---------- AVAILABLE DATA ----------

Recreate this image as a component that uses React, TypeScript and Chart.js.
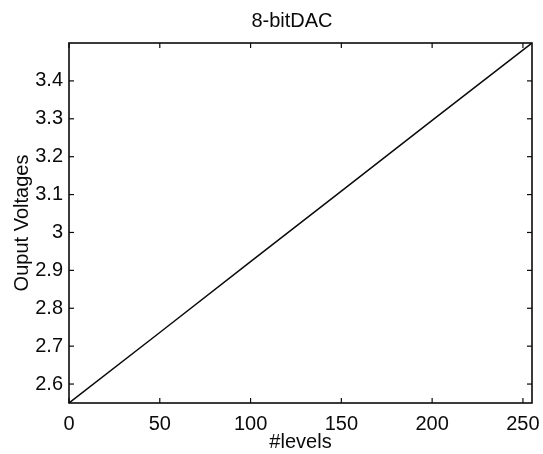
import React, { useEffect, useRef } from "react";
import { Chart, registerables } from "chart.js";

Chart.register(...registerables);

const TITLE = "8-bitDAC";
const X_LABEL = "#levels";
const Y_LABEL = "Ouput Voltages";

const LEVELS = [0, 50, 100, 150, 200, 255];
const VOLTAGES = [2.55, 2.736, 2.923, 3.109, 3.296, 3.5];

const X_TICKS = [0, 50, 100, 150, 200, 250];
const X_TICK_LABELS = ["0", "50", "100", "150", "200", "250"];
const Y_TICKS = [2.6, 2.7, 2.8, 2.9, 3.0, 3.1, 3.2, 3.3, 3.4];
const Y_TICK_LABELS = ["2.6", "2.7", "2.8", "2.9", "3", "3.1", "3.2", "3.3", "3.4"];

const X_MIN = 0;
const X_MAX = 255;
const Y_MIN = 2.55;
const Y_MAX = 3.5;

const FONT = '"Liberation Sans", Arial, sans-serif';
const INK = "#0a0a0a";

const boxTicks = {
  id: "boxTicks",
  afterDraw(chart: any) {
    const { ctx, chartArea, scales } = chart;
    const { left, right, top, bottom } = chartArea;
    const x = scales.x;
    const y = scales.y;
    ctx.save();
    ctx.strokeStyle = INK;
    ctx.lineWidth = 1.6;
    ctx.strokeRect(left, top, right - left, bottom - top);
    ctx.lineWidth = 1.2;
    const seg = (x1: number, y1: number, x2: number, y2: number) => {
      ctx.beginPath();
      ctx.moveTo(x1, y1);
      ctx.lineTo(x2, y2);
      ctx.stroke();
    };
    x.ticks.forEach((t: any) => {
      const px = x.getPixelForValue(t.value);
      seg(px, bottom, px, bottom - 5);
      seg(px, top, px, top + 5);
    });
    y.ticks.forEach((t: any) => {
      const py = y.getPixelForValue(t.value);
      seg(left, py, left + 5, py);
      seg(right, py, right - 5, py);
    });
    ctx.fillStyle = INK;
    ctx.font = `20px ${FONT}`;
    ctx.textAlign = "center";
    ctx.textBaseline = "middle";
    ctx.fillText(TITLE, (left + right) / 2 - 8.5, top / 2);
    ctx.restore();
  },
};

export default function App() {
  const ref = useRef<HTMLCanvasElement>(null);
  useEffect(() => {
    if (!ref.current) return;
    const chart = new Chart(ref.current, {
      type: "line",
      data: {
        datasets: [
          {
            data: LEVELS.map((lv, i) => ({ x: lv, y: VOLTAGES[i] })),
            borderColor: INK,
            borderWidth: 1.5,
            pointRadius: 0,
            tension: 0,
            fill: false,
          },
        ],
      },
      options: {
        responsive: false,
        animation: false,
        layout: { padding: { top: 43, right: 11, left: 0, bottom: 0 } },
        plugins: {
          legend: { display: false },
          title: { display: false },
          tooltip: { enabled: false },
        },
        scales: {
          x: {
            type: "linear",
            min: X_MIN,
            max: X_MAX,
            border: { display: false },
            grid: { display: false, drawTicks: false },
            afterBuildTicks: (s: any) => {
              s.ticks = X_TICKS.map((value) => ({ value }));
            },
            afterFit: (s: any) => {
              s.height = 51;
              s.paddingLeft = 0;
              s.paddingRight = 0;
            },
            ticks: {
              autoSkip: false,
              maxRotation: 0,
              padding: 9,
              color: INK,
              font: { size: 20, family: FONT },
              callback: (_v: any, i: number) => X_TICK_LABELS[i],
            },
            title: {
              display: true,
              text: X_LABEL,
              color: INK,
              font: { size: 20, family: FONT },
              padding: { top: 0, bottom: 0 },
            },
          },
          y: {
            type: "linear",
            min: Y_MIN,
            max: Y_MAX,
            border: { display: false },
            grid: { display: false, drawTicks: false },
            afterBuildTicks: (s: any) => {
              s.ticks = Y_TICKS.map((value) => ({ value }));
            },
            afterFit: (s: any) => {
              s.width = 69;
              s.paddingTop = 0;
              s.paddingBottom = 0;
            },
            ticks: {
              autoSkip: false,
              padding: 6,
              color: INK,
              font: { size: 20, family: FONT },
              callback: (_v: any, i: number) => Y_TICK_LABELS[i],
            },
            title: {
              display: true,
              text: Y_LABEL,
              color: INK,
              font: { size: 20, family: FONT },
              padding: { top: 10, bottom: 0 },
            },
          },
        },
      },
      plugins: [boxTicks],
    });
    return () => chart.destroy();
  }, []);
  return (
    <div style={{ position: "fixed", left: 0, top: 0, width: 543, height: 454, background: "#fff" }}>
      <canvas ref={ref} width={543} height={454} />
    </div>
  );
}
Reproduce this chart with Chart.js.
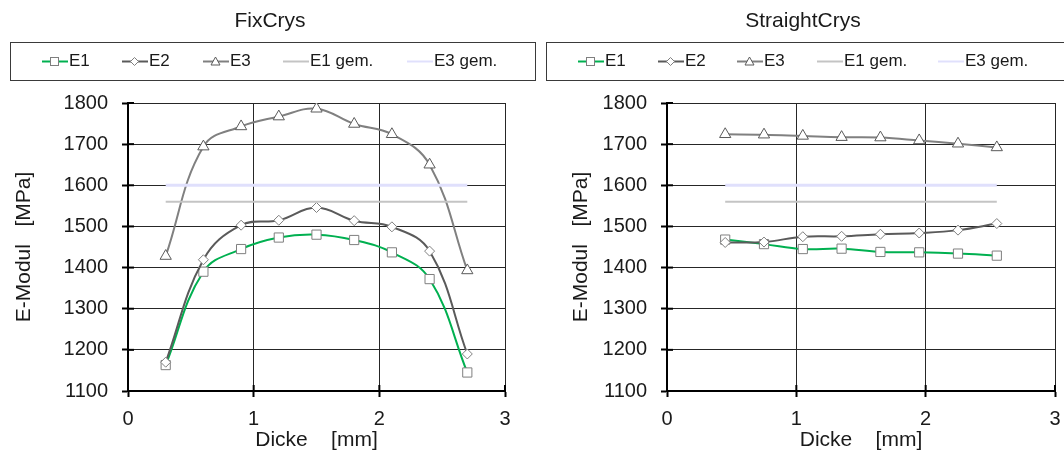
<!DOCTYPE html>
<html>
<head>
<meta charset="utf-8">
<script src="https://cdn.jsdelivr.net/npm/chart.js@4.4.1/dist/chart.umd.min.js"></script>
<style>
    body { margin: 0; background: #fff; font-family: "Liberation Sans", Arial, sans-serif; color: #1a1a1a; }
    #wrap { position: relative; width: 1064px; height: 453px; overflow: hidden; }
    .panel { position: absolute; top: 0; width: 532px; height: 453px; }
    .title { position: absolute; top: 8px; font-size: 21px; transform: translateX(-50%); white-space: nowrap; }
    .legend { position: absolute; top: 42px; height: 39px; border: 1px solid #3a3a3a; box-sizing: border-box; }
    .item { position: absolute; top: 8px; font-size: 17px; line-height: 20px; white-space: nowrap; display: flex; align-items: center; }
    .item svg { margin-right: 1px; }
</style>
</head>
<body>
<div id="wrap">
    <div class="panel" style="left:0"><canvas id="chartFix" width="532" height="453"></canvas></div>
    <div class="panel" style="left:532px"><canvas id="chartStraight" width="532" height="453"></canvas></div>
    <div class="title" style="left:270px">FixCrys</div>
    <div class="title" style="left:803px">StraightCrys</div>
    <div class="legend" id="legendFix" style="left:10px; width:526px"></div>
    <div class="legend" id="legendStraight" style="left:546px; width:530px"></div>
</div>
<script>
// Werte
const xFix = [0.3, 0.6, 0.9, 1.2, 1.5, 1.8, 2.1, 2.4, 2.7];
const e1Fix = [1163, 1390, 1445, 1473, 1480, 1467, 1437, 1372, 1145];
const e2Fix = [1170, 1419, 1503, 1515, 1546, 1514, 1499, 1440, 1190];
const e3Fix = [1428, 1694, 1743, 1767, 1786, 1749, 1724, 1650, 1393];
const gemFix = { e1: 1560, e3: 1600 };

const xStraight = [0.45, 0.75, 1.05, 1.35, 1.65, 1.95, 2.25, 2.55];
const e1Straight = [1468, 1457, 1445, 1446, 1438, 1437, 1434, 1429];
const e2Straight = [1461, 1462, 1475, 1476, 1481, 1484, 1491, 1507];
const e3Straight = [1724, 1723, 1720, 1717, 1716, 1709, 1701, 1692];
const gemStraight = { e1: 1560, e3: 1600 };

const legendLabels = ['E1', 'E2', 'E3', 'E1 gem.', 'E3 gem.'];
const yMin = 1100, yMax = 1800, yStep = 100;
const xMin = 0, xMax = 3, xStep = 1;

const colors = {
    e1: '#00b050',
    e2: '#5a5a5a',
    e3: '#808080',
    e1gem: '#c4c4c4',
    e3gem: '#e0e0fc',
    marker: '#7f7f7f'
};

const font = 'Liberation Sans';

function points(xs, ys) {
    return xs.map((x, i) => ({ x: x, y: ys[i] }));
}

function buildDatasets(xs, e1, e2, e3, gem) {
    const span = [xs[0], xs[xs.length - 1]];
    return [
        { label: 'E1 gem.', data: points(span, [gem.e1, gem.e1]), borderColor: colors.e1gem, borderWidth: 2, pointRadius: 0, tension: 0 },
        { label: 'E3 gem.', data: points(span, [gem.e3, gem.e3]), borderColor: colors.e3gem, borderWidth: 3, pointRadius: 0, tension: 0 },
        { label: 'E3', data: points(xs, e3), borderColor: colors.e3, borderWidth: 2, tension: 0.4,
          pointStyle: 'triangle', pointRadius: 6.5, pointBackgroundColor: '#fff', pointBorderColor: '#5a5a5a', pointBorderWidth: 1 },
        { label: 'E2', data: points(xs, e2), borderColor: colors.e2, borderWidth: 2, tension: 0.4,
          pointStyle: 'rectRot', pointRadius: 5, pointBackgroundColor: '#fff', pointBorderColor: colors.marker, pointBorderWidth: 1 },
        { label: 'E1', data: points(xs, e1), borderColor: colors.e1, borderWidth: 2, tension: 0.4,
          pointStyle: 'rect', pointRadius: 6.5, pointBackgroundColor: '#fff', pointBorderColor: colors.marker, pointBorderWidth: 1 }
    ];
}

// Excel-artige Kreuz-Teilstriche auch innerhalb der Achsen
const innerTicks = {
    id: 'innerTicks',
    afterDraw(chart) {
        const ctx = chart.ctx;
        const x = chart.scales.x, y = chart.scales.y;
        ctx.save();
        ctx.strokeStyle = '#000';
        ctx.lineWidth = 2;
        y.ticks.forEach(t => {
            const py = y.getPixelForValue(t.value);
            ctx.beginPath();
            ctx.moveTo(x.left, py);
            ctx.lineTo(x.left + 6, py);
            ctx.stroke();
        });
        x.ticks.forEach(t => {
            const px = x.getPixelForValue(t.value);
            ctx.beginPath();
            ctx.moveTo(px, y.bottom);
            ctx.lineTo(px, y.bottom - 6);
            ctx.stroke();
        });
        ctx.restore();
    }
};

function makeChart(id, datasets, yWidth, yTitlePad, rightPad) {
    return new Chart(document.getElementById(id), {
        type: 'line',
        data: { datasets: datasets },
        plugins: [innerTicks],
        options: {
            responsive: false,
            animation: false,
            layout: { padding: { top: 103, right: rightPad, bottom: 0, left: 0 } },
            plugins: { legend: { display: false }, tooltip: { enabled: false } },
            scales: {
                x: {
                    type: 'linear',
                    min: xMin,
                    max: xMax,
                    afterFit: s => { s.height = 62; s.paddingLeft = 0; s.paddingRight = 0; },
                    ticks: { stepSize: xStep, padding: 10, color: '#1a1a1a', font: { family: font, size: 20 } },
                    grid: { color: '#262626', lineWidth: 1, tickLength: 6, tickWidth: 2, tickColor: '#000' },
                    border: { color: '#000', width: 2 },
                    title: { display: true, text: 'Dicke    [mm]', color: '#1a1a1a', font: { family: font, size: 21 }, padding: { top: 0, bottom: 0 } }
                },
                y: {
                    min: yMin,
                    max: yMax,
                    afterFit: s => { s.width = yWidth; },
                    ticks: { stepSize: yStep, padding: 14, color: '#1a1a1a', font: { family: font, size: 20 },
                             callback: v => String(v) },
                    grid: { color: '#262626', lineWidth: 1, tickLength: 6, tickWidth: 2, tickColor: '#000' },
                    border: { color: '#000', width: 2 },
                    title: { display: true, text: 'E-Modul   [MPa]', color: '#1a1a1a', font: { family: font, size: 21 }, padding: { top: yTitlePad, bottom: 0 } }
                }
            }
        }
    });
}

function legendIcon(i) {
    const line = [colors.e1, colors.e2, colors.e3, colors.e1gem, colors.e3gem][i];
    let marker = '';
    if (i === 0) marker = '<rect x="8.5" y="3.5" width="8" height="8" fill="#fff" stroke="#7f7f7f"/>';
    if (i === 1) marker = '<polygon points="12.5,3.5 16.5,7.5 12.5,11.5 8.5,7.5" fill="#fff" stroke="#7f7f7f"/>';
    if (i === 2) marker = '<polygon points="12.5,3 17,11 8,11" fill="#fff" stroke="#5a5a5a"/>';
    return `<svg width="26" height="15"><line x1="0" y1="7.5" x2="26" y2="7.5" stroke="${line}" stroke-width="2"/>${marker}</svg>`;
}

function renderLegend(id, positions) {
    const box = document.getElementById(id);
    legendLabels.forEach((label, i) => {
        const item = document.createElement('div');
        item.className = 'item';
        item.style.left = positions[i] + 'px';
        item.innerHTML = legendIcon(i) + '<span>' + label + '</span>';
        box.appendChild(item);
    });
}

makeChart('chartFix', buildDatasets(xFix, e1Fix, e2Fix, e3Fix, gemFix), 128, 12, 27);
makeChart('chartStraight', buildDatasets(xStraight, e1Straight, e2Straight, e3Straight, gemStraight), 135, 37, 9);

renderLegend('legendFix', [31, 111, 192, 272, 396]);
renderLegend('legendStraight', [31, 111, 190, 270, 391]);
</script>
</body>
</html>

----------

TASK PROMPT>
Transcribe exactly, with no pictures, the lines running from the first line of the material through the line holding "const Y_MAX = 3.5;".

EXERCISE RESPONSE>
Recreate this image as a component that uses React, TypeScript and Chart.js.
import React, { useEffect, useRef } from "react";
import { Chart, registerables } from "chart.js";

Chart.register(...registerables);

const TITLE = "8-bitDAC";
const X_LABEL = "#levels";
const Y_LABEL = "Ouput Voltages";

const LEVELS = [0, 50, 100, 150, 200, 255];
const VOLTAGES = [2.55, 2.736, 2.923, 3.109, 3.296, 3.5];

const X_TICKS = [0, 50, 100, 150, 200, 250];
const X_TICK_LABELS = ["0", "50", "100", "150", "200", "250"];
const Y_TICKS = [2.6, 2.7, 2.8, 2.9, 3.0, 3.1, 3.2, 3.3, 3.4];
const Y_TICK_LABELS = ["2.6", "2.7", "2.8", "2.9", "3", "3.1", "3.2", "3.3", "3.4"];

const X_MIN = 0;
const X_MAX = 255;
const Y_MIN = 2.55;
const Y_MAX = 3.5;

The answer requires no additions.